Modern novels tend to be so irrelevant, so no wonder so few people read. I frankly don't think Mailer or Roth plumbs our moral dilemmas as well as David Chase does. Updike et al are pretty much self-obsession, and none of these authors think they should deign to write plots that draw the reader in. There's nothing out there like Catch-22 or Eudora Welty or (my favorite) Palisades' own Maritta Woff, and nothing entertains like Chandler.

Many people think the best writer today is pulp god James Ellroy, and frankly I agree. He works his ass off for the reader.

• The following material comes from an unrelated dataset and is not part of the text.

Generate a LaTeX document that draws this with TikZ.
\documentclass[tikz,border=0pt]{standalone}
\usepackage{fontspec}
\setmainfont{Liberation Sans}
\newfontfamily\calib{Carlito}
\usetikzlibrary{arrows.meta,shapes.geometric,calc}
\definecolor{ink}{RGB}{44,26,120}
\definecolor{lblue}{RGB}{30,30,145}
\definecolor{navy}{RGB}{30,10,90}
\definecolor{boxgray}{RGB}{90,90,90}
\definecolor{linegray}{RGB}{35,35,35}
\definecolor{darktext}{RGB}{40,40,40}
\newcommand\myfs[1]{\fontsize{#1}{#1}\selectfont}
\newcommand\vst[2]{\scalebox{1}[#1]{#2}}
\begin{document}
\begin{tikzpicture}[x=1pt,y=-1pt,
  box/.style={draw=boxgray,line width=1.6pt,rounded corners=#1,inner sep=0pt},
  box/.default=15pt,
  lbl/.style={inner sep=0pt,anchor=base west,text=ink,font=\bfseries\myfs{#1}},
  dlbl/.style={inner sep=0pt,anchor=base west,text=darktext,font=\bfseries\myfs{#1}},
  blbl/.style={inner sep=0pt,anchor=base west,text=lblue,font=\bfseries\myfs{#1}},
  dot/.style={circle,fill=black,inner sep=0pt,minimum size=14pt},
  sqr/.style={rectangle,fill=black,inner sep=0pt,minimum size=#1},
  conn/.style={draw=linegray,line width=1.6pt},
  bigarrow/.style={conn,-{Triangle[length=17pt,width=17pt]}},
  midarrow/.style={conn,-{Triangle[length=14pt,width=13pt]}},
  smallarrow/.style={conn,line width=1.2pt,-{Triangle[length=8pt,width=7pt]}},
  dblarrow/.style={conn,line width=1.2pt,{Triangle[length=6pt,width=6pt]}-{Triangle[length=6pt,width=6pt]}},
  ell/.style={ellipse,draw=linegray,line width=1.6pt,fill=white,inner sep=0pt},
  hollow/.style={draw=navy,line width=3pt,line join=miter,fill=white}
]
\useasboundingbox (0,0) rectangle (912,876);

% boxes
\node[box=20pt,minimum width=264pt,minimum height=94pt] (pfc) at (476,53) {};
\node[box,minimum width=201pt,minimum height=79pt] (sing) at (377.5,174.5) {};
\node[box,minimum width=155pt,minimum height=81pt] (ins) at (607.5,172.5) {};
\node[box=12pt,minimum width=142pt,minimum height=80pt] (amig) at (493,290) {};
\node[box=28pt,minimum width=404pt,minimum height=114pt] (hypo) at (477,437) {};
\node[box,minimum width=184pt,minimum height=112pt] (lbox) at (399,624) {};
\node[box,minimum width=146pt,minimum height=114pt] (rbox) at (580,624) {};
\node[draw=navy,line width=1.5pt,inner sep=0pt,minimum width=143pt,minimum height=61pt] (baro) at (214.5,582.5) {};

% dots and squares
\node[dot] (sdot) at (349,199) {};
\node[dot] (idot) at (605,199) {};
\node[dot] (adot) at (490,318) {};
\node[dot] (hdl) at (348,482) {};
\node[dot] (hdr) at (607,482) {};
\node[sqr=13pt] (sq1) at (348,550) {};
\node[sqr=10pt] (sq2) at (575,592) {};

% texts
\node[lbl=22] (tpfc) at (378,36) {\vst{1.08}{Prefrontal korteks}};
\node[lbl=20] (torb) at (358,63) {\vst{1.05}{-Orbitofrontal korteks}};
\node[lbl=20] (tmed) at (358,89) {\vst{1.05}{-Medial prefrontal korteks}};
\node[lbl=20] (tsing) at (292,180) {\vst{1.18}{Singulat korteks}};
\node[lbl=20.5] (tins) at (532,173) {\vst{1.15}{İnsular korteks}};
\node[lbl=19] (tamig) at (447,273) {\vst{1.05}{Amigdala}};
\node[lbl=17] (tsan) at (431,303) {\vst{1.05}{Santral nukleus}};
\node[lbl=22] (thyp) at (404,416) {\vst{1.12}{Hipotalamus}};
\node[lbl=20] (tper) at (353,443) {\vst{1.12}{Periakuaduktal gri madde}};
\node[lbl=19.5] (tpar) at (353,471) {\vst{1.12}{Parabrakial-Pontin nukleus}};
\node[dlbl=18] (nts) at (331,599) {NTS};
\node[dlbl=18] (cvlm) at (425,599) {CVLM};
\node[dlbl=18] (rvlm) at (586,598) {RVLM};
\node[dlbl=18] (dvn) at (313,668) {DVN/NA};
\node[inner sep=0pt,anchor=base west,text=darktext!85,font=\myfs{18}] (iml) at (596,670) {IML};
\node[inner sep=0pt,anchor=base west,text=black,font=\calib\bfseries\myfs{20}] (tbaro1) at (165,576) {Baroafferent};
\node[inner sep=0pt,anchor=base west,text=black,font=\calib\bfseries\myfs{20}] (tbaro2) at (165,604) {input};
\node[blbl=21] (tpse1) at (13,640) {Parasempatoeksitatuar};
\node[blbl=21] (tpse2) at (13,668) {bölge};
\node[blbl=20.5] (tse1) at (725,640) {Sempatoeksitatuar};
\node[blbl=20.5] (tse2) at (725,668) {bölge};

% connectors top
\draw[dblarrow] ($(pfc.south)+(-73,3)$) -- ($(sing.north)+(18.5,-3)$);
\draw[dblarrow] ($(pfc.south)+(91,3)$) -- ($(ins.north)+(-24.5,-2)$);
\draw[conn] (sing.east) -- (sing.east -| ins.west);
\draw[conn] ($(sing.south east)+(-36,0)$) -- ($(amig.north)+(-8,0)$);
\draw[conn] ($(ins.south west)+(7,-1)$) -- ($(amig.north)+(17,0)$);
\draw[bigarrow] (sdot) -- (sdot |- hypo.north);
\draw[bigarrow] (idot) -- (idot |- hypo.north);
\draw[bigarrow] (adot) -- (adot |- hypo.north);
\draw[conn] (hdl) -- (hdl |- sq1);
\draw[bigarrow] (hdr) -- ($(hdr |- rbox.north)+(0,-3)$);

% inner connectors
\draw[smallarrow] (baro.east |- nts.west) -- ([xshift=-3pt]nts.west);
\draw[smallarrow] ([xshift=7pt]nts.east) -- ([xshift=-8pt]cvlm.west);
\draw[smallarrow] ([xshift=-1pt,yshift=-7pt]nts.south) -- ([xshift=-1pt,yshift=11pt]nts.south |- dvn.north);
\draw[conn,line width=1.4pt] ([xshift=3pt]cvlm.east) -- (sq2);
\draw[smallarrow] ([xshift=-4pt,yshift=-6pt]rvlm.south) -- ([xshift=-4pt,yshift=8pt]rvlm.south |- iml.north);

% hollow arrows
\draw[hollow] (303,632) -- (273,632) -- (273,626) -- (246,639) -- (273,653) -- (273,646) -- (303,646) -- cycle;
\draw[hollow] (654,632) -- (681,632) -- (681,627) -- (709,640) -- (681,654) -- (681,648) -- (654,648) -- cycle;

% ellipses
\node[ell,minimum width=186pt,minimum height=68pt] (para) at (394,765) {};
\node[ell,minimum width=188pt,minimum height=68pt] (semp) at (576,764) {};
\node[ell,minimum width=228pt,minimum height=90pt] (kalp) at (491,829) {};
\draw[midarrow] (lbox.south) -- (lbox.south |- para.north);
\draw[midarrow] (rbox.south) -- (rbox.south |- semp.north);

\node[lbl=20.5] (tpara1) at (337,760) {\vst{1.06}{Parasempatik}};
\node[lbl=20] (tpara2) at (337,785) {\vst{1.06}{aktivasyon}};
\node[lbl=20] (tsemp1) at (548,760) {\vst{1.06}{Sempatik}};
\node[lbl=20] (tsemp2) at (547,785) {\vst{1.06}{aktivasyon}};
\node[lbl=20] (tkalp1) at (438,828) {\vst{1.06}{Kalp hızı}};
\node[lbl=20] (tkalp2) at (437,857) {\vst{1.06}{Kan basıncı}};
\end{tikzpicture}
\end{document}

He transports you to another world, not only giving you a hallucination of the past, but also putting you right inside the moral choices his characters make.

If Sopranos inspires dinner table conversations over the ethics of crime vs the ethics of bad government or hypocrisy, and how we all serve two masters, then Chase has done his job and Bravo.

I need to correct my earlier post. I meant to mention Maritta WOLFF, not Maritta Woff. Recently Scribner published Sudden Rain, her last novel, which lay unpublished for 40 years, in an unplugged refrigerator in her garage, and was only posthumously brought out. Her first novel, Whistle Stop, was an undergraduate thesis at Michigan. Her writing seems relevant and compelling, and draws me in as other writing just doesn't do. Perhaps its the untutored artlessness.